Pres. of S. Korea blasts ferry captain; says actions 'tantamount to murder'

Recovery efforts continue in tragic sinking of S. Korean Ferry, Sewol
(photo credi:  Chung Sung-Jun/Getty Images)

"You must've said, 'Daddy, save me,'" wept one father.  His shout and the cries of other mourners were so chilling, that in a CNN news video, police guarding the recovery area of the sunken South Korean Ferry were seen wiping tears from their own faces.  Last Wednesday the ferry, Sewol, sunk while carrying high school students on a field trip.  Today, South Korean President Park Guen-Hye bluntly lashed out at the ferry’s captain and crew, calling their actions as the tragedy unfolded “tantamount to murder”. is reporting that as of today 87 are confirmed dead, 174 have been rescued, and 215 still are unaccounted for.  As details begin to unfold, investigators are alleging that Captain Lee Joon-Seok made several errors in judgment.  The ferry made a turn without properly slowing down.  When the ferry started going down Captain Joon-Seok was not actually at the wheel of the ship.  He had given the helm to a third mate who’d had no prior experience sailing rough waters.
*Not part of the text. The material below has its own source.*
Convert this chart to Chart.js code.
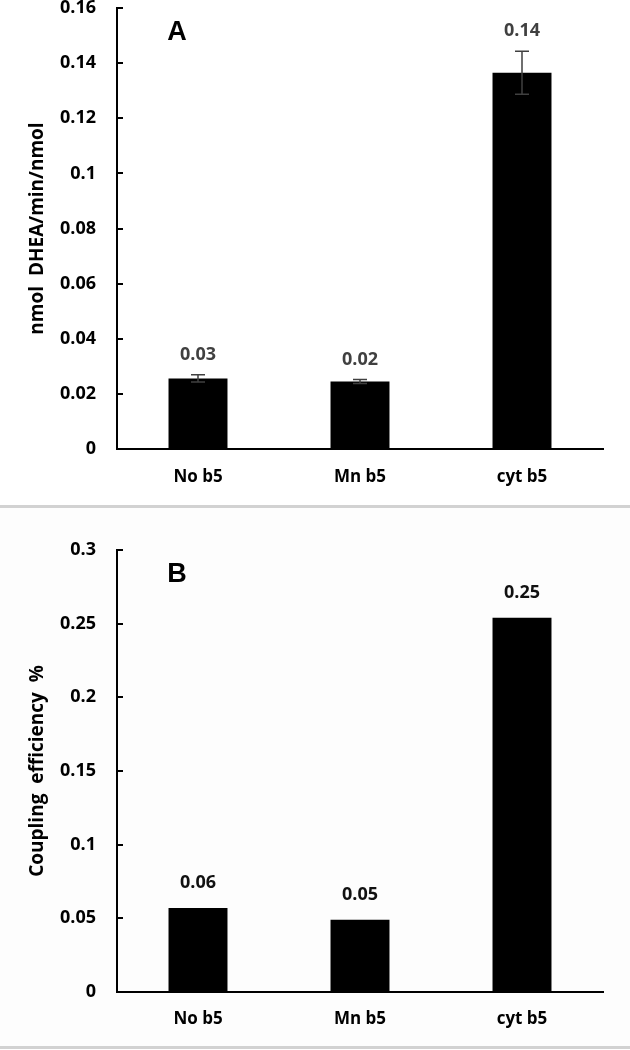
<!DOCTYPE html>
<html>
<head>
<meta charset="utf-8">
<script src="https://cdn.jsdelivr.net/npm/chart.js@4.4.1/dist/chart.umd.min.js"></script>
<style>
  html, body { margin:0; padding:0; background:#fff; }
  body { width:630px; height:1050px; position:relative; overflow:hidden; }
  .panel { position:absolute; left:0; width:630px; }
  .sep { position:absolute; left:0; width:630px; height:3px; background:#d2d2d2; }
</style>
</head>
<body>
<div class="panel" style="top:0;height:505px"><canvas id="chartA" width="630" height="505"></canvas></div>
<div class="sep" style="top:505px"></div>
<div class="panel" style="top:508px;height:538px;background:#fdfdfd"><canvas id="chartB" width="630" height="538"></canvas></div>
<div class="sep" style="top:1046px"></div>

<script>
/* ----------------- Data ----------------- */
const categories = ["No b5", "Mn b5", "cyt b5"];

const valuesA = [0.0256, 0.0245, 0.1365];
const errorsA = [0.0013, 0.0007, 0.0078];
const labelsA = ["0.03", "0.02", "0.14"];
const ticksA  = ["0", "0.02", "0.04", "0.06", "0.08", "0.1", "0.12", "0.14", "0.16"];

const valuesB = [0.057, 0.049, 0.254];
const labelsB = ["0.06", "0.05", "0.25"];
const ticksB  = ["0", "0.05", "0.1", "0.15", "0.2", "0.25", "0.3"];

/* ----------------- Helpers ----------------- */
const FONT = "'Open Sans', sans-serif";

// error bars, value labels, inward y ticks and the panel letter
const decorPlugin = {
  id:'decor',
  afterDatasetsDraw(chart, args, opts) {
    const ctx = chart.ctx, x = chart.scales.x, y = chart.scales.y;
    const vals = chart.data.datasets[0].data;
    ctx.save();
    // inward tick marks
    ctx.strokeStyle = '#000'; ctx.lineWidth = 2;
    y.ticks.forEach(t => {
      const py = Math.round(y.getPixelForValue(t.value));
      ctx.beginPath(); ctx.moveTo(x.left, py); ctx.lineTo(x.left + 6, py); ctx.stroke();
    });
    // error bars
    const errs = opts.errors || [];
    ctx.strokeStyle = '#404040'; ctx.lineWidth = 1.5;
    errs.forEach((e, i) => {
      const px = x.getPixelForValue(i);
      const top = y.getPixelForValue(vals[i] + e), bot = y.getPixelForValue(vals[i] - e);
      ctx.beginPath();
      ctx.moveTo(px, top); ctx.lineTo(px, bot);
      ctx.moveTo(px - 7, top); ctx.lineTo(px + 7, top);
      ctx.moveTo(px - 7, bot); ctx.lineTo(px + 7, bot);
      ctx.stroke();
    });
    // value labels
    ctx.fillStyle = opts.labelColor; ctx.textAlign = 'center'; ctx.textBaseline = 'middle';
    ctx.font = "bold 18px " + FONT;
    opts.labels.forEach((l, i) => {
      const base = y.getPixelForValue(vals[i] + (errs[i] || 0));
      ctx.fillText(l, x.getPixelForValue(i), base - opts.labelGap);
    });
    // panel letter
    ctx.fillStyle = '#000'; ctx.font = "bold 27px 'Liberation Sans', Arial, sans-serif";
    ctx.fillText(opts.letter, 177, opts.letterY);
    ctx.restore();
  }
};

function makeChart(id, values, tickLabels, max, step, title, opt) {
  return new Chart(document.getElementById(id), {
    type:'bar',
    data:{ labels:categories, datasets:[{ data:values, backgroundColor:'#000', barPercentage:0.364, categoryPercentage:1 }] },
    plugins:[decorPlugin],
    options:{
      responsive:false, animation:false,
      layout:{ padding:{ top:opt.padTop, right:27, left:0, bottom:0 } },
      plugins:{ legend:{ display:false }, tooltip:{ enabled:false }, decor:opt.decor },
      scales:{
        x:{
          grid:{ display:true, drawOnChartArea:false, drawTicks:true, tickLength:opt.xPad, tickColor:'rgba(0,0,0,0)' },
          border:{ display:true, color:'#000', width:2 },
          ticks:{ color:'#000', font:{ family:FONT, size:17, weight:'bold' }, padding:0 },
          afterFit(s){ s.height = opt.xHeight; }
        },
        y:{
          min:0, max:max,
          grid:{ display:true, drawOnChartArea:false, drawTicks:true, tickLength:21, tickColor:'rgba(0,0,0,0)' },
          border:{ display:true, color:'#000', width:2 },
          ticks:{ stepSize:step, color:'#000', font:{ family:FONT, size:18, weight:'bold' }, padding:0,
                  callback:(v, i) => tickLabels[i] },
          title:{ display:true, text:title, color:'#000', padding:{ top:26 },
                  font:{ family:FONT, size:19, weight:'bold' } },
          afterFit(s){ s.width = 117; s.paddingTop = 0; }
        }
      }
    }
  });
}

makeChart('chartA', valuesA, ticksA, 0.16, 0.02, 'nmol  DHEA/min/nmol', {
  padTop:8, xHeight:56, xPad:18,
  decor:{ errors:errorsA, labels:labelsA, labelColor:'#404040', labelGap:20, letter:'A', letterY:33 }
});
makeChart('chartB', valuesB, ticksB, 0.3, 0.05, 'Coupling  efficiency  %', {
  padTop:42, xHeight:54, xPad:17,
  decor:{ errors:[], labels:labelsB, labelColor:'#111', labelGap:25, letter:'B', letterY:67 }
});
</script>
</body>
</html>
Joon-Seok has defended his actions saying he felt if he’d ordered evacuations, it would have been worse for the students because they would have been spread out in the waters, and there were not many ships in the vicinity to assist with rescue efforts and lift the kids out of the water.  So he ordered the passengers to remain in place until further notice.

President Guen-Hye was furious and dismayed because despite ordering others to remain onboard, Captain Joon-Seok and some of the other crew were among the first to leave the ship when the rescuers came, instead of staying behind and tending to the welfare of the students entrusted in their care.  Captain Joon-Seok was arrested after the accident on multiple charges to include negligence and abandoning ship. Over the weekend several more of the crew were arrested, bringing the total to seven.